Paramilitaries?
Editorial
Stabroek News
March 4, 2003
Among the beneficiaries of the process of globalization over the past decade have been the criminal networks which have been responsible for the current unrest in the country. Many offences, which were once ignored and even encouraged as mere economic necessities during the decade of depression in the 1980s, have now become indestructible monsters.
The Guyanese pastimes of ‘back-tracking’ (illegal migration); narco-trafficking (illegal trade in drugs); money-laundering, tax evasion and customs fraud (illegal financial transactions); and gun-running (illegal trade in weapons) have all become efficient businesses involving, at different times, foreign embassy officials, customs and law enforcement officers, and civilian entrepreneurs. It is evident that the illegal movements of people, narcotics, money and weapons have made the current crime wave more deadly and more enduring than any previous episode of violence in this country.
When the Police confirmed that a Trinidadian national was one of the men shot dead at a roadblock at Ogle in January, questions were raised about the presence of foreign mercenaries and paramilitary elements in the crime wave. The dead man was the second Trindadian to be shot and killed here under questionable circumstances. In this case, ammunition, bullet-proof vests, communications equipment and several weapons were found in the car the rear of which was also fortified with steel plates.
In November 2002, the first Trinidadian to die was among a group of men who infiltrated Buxton Village, opening fire on residents only to be later found shot dead, execution style, his body still clad in camouflage clothing and a bullet-proof vest.
In yet another incident, a bullet-proof pick-up vehicle was found with a laptop computer programmed to trace cellular phone users, a town plan of Georgetown and a quantity of high-powered assault rifles and submachine guns from some of which the serial numbers had been effaced.

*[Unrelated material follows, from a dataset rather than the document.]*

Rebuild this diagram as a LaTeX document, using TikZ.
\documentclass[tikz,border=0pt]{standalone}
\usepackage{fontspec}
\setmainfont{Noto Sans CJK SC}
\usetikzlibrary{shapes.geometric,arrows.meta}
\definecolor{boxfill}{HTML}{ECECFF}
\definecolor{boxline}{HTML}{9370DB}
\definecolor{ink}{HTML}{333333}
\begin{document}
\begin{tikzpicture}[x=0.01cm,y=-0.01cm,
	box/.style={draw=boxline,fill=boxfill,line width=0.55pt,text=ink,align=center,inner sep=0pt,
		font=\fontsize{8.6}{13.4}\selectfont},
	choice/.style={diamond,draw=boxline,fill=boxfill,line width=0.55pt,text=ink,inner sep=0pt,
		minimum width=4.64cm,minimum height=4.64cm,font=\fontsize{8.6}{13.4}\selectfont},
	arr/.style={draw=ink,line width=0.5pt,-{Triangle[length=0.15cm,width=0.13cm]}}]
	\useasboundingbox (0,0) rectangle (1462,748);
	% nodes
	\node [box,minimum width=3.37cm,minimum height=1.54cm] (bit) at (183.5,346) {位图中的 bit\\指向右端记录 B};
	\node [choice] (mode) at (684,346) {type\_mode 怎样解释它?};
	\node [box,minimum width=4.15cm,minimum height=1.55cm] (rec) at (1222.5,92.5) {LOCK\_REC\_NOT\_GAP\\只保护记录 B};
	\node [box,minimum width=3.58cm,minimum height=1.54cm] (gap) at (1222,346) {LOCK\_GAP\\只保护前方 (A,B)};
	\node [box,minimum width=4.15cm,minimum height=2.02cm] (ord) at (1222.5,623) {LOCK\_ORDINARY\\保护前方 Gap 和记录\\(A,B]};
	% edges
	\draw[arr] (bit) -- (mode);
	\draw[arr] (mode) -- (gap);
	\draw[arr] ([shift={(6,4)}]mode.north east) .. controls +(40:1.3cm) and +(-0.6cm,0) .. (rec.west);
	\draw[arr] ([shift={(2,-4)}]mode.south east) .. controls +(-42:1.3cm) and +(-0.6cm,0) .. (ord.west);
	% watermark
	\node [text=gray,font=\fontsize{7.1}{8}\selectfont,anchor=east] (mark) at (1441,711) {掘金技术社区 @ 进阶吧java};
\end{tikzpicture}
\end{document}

Dr. Roger Luncheon, Head of the Presidential Secretariat and Cabinet Secretary, who is also Secretary of the Guyana Defence Board and, most important, Chairman of the Central Intelligence Committee, was the first to announce that the Intelligence community over which he presides had started to pay attention to the activities of what he called a ‘phantom force’. In the past, Dr Luncheon said, the Intelligence Community had worked to recapture the Mashramani escapees and their criminal gangs who have been blamed for the upsurge of crime but was now extending its focus to the ‘phantom force’. Not only have most of the escapees been killed but it had become apparent that those few desperate men could not have been the only ones responsible for the upsurge in crime.
Seven days after the 28 October 2002 ‘Bloody Monday’ killings of Dale Moore, Mark Fraser, Lancelot Roach, Mark Singh and Franklyn Solomon which followed Brahmanand Nandalall’s amazing escape, five others - Othneil Embrack, Basdeo Dyal, Andrew McPherson, Oliver Springer and Dereck Torrington were killed in the 4 November ‘Diwali massacre’. The discovery of the bodies of two men in Melanie Damishana and Buxton - both with gunshot wounds - the shooting deaths of Joel Evans and Inspector Gadget and the discovery of Mark Rutherford’s body at Annandale, made it apparent that some sort of paramilitary death squads were at work. The best explanation yet for the mysterious appearance of dead bodies may be that paramilitary death squads could be responsible for the mysterious killing of persons listed by the police as ‘wanted’.
The death squads are merely the foot-soldiers who protect the four-headed, international ‘Hydra’ of back-tracking, narco-trafficking, money-laundering and gun-running in this country. These activities, not dirt poor villagers, pay for the computers, communications equipment, vehicles and weapons and facilitate the recruitment of foreign mercenaries.
The Government must have realized by now that it is fighting not one war against those it calls ‘bandits’, but four wars. Its efforts will fail unless it devises a new strategy to confront this global and local reality.